David Sancious (keyboards, electric sitar), Ray Gomez (guitar), Will Lee (bass), Perfection Light Symphony conducted by Michael Gibbs


Composed by Narada Michael Walden & Ray Gomez


Recorded: New York, 1977


Rating: 92/100 (learn more)

I was a jazz disc jockey in 1977 when I first laid eyes on the cover of Garden of Love Light. I couldn't wait to give it a spin. After all, Narada Michael Walden was one of the finest drummers the fusion movement had produced. And even beyond that, he had been writing killer jazz-rock compositions for Mahavishnu and Jeff Beck. But by album's end, I was very disappointed. Walden was in a transition with his music. There were three cuts on the album that were superlative fusion numbers. But the remainder was an R&B pop fest full of syrupy vocals. Walden's new direction would eventually make him one of the industry's most successful pop music producers, in charge of some of the biggest hits that Whitney Houston, Aretha Franklin and Mariah Carey ever put out. He won Grammys and awards for his movie soundtracks as well. More power to him. Despite my own selfish grieving over the great loss to jazz-rock his absence meant, I am happy for his success. No artist is put on this earth to do what I want him to.

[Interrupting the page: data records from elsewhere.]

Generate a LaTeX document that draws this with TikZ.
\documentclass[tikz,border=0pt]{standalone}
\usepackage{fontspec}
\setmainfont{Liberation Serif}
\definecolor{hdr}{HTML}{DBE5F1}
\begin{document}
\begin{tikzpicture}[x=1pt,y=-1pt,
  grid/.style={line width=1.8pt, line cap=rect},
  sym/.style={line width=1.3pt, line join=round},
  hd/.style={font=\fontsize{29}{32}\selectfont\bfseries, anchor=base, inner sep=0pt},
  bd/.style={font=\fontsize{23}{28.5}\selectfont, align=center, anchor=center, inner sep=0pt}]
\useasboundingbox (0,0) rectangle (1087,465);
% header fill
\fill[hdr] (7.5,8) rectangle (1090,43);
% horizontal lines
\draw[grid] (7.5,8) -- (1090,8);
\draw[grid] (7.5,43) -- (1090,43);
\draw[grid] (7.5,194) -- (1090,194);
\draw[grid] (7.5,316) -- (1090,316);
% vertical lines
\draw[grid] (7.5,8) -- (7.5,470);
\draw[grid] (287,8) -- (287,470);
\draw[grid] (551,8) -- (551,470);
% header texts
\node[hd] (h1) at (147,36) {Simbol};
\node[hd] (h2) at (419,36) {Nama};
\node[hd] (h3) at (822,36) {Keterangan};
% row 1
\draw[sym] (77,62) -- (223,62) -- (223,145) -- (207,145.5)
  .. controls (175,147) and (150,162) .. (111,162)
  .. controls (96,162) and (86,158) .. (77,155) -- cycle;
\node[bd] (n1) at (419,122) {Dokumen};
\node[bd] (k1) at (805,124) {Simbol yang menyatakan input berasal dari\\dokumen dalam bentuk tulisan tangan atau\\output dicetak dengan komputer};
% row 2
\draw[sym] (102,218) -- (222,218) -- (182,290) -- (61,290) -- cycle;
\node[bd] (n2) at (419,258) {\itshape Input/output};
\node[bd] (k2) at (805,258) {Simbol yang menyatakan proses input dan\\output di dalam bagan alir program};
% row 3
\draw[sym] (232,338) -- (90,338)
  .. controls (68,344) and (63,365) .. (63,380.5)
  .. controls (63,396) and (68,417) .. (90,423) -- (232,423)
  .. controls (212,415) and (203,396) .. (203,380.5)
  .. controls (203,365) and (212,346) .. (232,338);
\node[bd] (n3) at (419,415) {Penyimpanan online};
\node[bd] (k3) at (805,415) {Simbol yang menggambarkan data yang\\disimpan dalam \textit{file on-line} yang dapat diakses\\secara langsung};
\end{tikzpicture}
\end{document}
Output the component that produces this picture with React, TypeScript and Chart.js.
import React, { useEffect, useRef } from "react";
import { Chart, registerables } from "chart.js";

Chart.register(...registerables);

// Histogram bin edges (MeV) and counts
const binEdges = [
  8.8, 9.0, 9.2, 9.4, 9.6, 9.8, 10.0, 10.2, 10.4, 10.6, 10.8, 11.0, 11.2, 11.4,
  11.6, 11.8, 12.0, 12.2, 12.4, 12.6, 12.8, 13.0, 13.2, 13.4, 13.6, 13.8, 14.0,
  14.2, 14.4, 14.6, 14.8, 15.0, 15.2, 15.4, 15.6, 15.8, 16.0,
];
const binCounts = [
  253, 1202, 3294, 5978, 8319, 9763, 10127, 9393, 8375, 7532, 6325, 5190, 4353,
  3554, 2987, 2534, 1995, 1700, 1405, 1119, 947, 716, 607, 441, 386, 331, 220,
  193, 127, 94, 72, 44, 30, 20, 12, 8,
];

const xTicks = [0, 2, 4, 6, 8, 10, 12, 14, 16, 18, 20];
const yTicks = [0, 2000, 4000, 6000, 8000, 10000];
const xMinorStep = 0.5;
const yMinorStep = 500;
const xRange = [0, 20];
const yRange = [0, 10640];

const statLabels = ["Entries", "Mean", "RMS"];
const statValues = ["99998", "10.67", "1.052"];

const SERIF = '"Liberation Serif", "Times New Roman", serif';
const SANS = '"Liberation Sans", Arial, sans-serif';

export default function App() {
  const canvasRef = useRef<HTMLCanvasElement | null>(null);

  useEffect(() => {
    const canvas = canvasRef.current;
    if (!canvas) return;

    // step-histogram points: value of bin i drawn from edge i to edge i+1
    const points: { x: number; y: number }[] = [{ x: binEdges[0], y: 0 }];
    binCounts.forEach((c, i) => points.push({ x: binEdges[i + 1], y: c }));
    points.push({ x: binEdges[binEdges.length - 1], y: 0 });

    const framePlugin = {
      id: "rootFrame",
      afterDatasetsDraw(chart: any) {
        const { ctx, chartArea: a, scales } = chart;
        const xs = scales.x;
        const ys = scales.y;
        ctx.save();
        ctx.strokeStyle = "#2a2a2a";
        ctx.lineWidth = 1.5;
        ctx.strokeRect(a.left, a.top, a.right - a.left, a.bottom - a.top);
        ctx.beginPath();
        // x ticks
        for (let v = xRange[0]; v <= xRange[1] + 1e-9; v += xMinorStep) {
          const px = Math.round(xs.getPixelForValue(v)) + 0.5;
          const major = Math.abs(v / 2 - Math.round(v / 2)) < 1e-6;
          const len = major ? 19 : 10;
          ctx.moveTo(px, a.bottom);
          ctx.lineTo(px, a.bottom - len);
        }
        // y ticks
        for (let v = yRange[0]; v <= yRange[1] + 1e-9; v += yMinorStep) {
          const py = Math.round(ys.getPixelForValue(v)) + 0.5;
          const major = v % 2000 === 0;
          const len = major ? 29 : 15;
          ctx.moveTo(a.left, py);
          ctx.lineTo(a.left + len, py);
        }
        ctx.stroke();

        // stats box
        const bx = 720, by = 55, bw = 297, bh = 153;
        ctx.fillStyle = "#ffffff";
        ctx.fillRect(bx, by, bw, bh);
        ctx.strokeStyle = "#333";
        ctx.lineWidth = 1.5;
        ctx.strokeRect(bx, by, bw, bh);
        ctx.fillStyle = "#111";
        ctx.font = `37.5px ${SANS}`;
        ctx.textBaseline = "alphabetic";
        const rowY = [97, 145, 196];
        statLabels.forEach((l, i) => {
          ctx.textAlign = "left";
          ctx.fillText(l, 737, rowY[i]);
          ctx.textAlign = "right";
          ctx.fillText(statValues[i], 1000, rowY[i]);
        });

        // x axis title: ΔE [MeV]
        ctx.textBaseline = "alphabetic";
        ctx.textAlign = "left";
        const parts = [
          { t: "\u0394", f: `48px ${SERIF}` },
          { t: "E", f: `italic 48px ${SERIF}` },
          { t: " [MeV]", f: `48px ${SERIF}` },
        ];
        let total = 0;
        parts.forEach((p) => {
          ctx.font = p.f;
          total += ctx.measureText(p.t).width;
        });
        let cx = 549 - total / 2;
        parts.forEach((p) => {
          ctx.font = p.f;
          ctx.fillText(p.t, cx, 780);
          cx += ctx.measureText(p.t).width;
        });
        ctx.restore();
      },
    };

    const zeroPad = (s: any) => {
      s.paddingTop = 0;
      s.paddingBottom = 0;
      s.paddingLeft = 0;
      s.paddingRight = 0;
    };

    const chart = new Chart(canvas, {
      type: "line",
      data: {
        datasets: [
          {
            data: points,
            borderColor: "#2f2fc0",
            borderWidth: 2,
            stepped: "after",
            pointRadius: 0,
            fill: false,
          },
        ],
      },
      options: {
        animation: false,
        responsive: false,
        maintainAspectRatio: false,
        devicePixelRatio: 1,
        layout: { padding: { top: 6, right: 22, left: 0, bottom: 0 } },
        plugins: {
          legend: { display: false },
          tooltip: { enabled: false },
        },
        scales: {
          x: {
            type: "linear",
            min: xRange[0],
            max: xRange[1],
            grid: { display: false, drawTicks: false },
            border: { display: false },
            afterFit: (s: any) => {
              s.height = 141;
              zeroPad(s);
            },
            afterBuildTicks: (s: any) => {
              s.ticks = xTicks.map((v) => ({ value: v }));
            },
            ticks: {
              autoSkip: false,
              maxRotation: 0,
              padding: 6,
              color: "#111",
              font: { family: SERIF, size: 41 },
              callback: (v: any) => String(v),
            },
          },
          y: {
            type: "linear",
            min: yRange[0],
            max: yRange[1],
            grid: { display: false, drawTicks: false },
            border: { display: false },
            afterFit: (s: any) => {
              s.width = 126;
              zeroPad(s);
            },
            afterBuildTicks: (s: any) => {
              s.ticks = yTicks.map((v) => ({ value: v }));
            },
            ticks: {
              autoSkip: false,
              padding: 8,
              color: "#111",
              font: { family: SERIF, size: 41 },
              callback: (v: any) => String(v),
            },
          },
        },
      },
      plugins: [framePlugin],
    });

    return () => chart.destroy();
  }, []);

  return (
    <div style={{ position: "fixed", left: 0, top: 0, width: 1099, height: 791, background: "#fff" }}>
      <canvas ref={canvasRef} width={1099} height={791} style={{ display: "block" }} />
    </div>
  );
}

The album's first cut, "White Night," is a full-fledged jazz-rock symphonic blast. It would seem to foreshadow a fusion fan's wet dream. Guitarist Ray Gomez, who co-wrote the piece, enters over an orchestral bed of harmonious strings. He sounds like Jeff Beck on the main slow theme. Once he solos, however, he shows some more electric bite. Walden's heavy backbeat supports the structure of the tune. Kick-ass mode has been achieved. As the song winds down, the Perfection Light Symphony plays heavenly call and response with Gomez. It is quite entertaining. "White Night" ends with a dramatic send-up that has you waiting with much anticipation for the next cut, only to be disappointed after it arrives.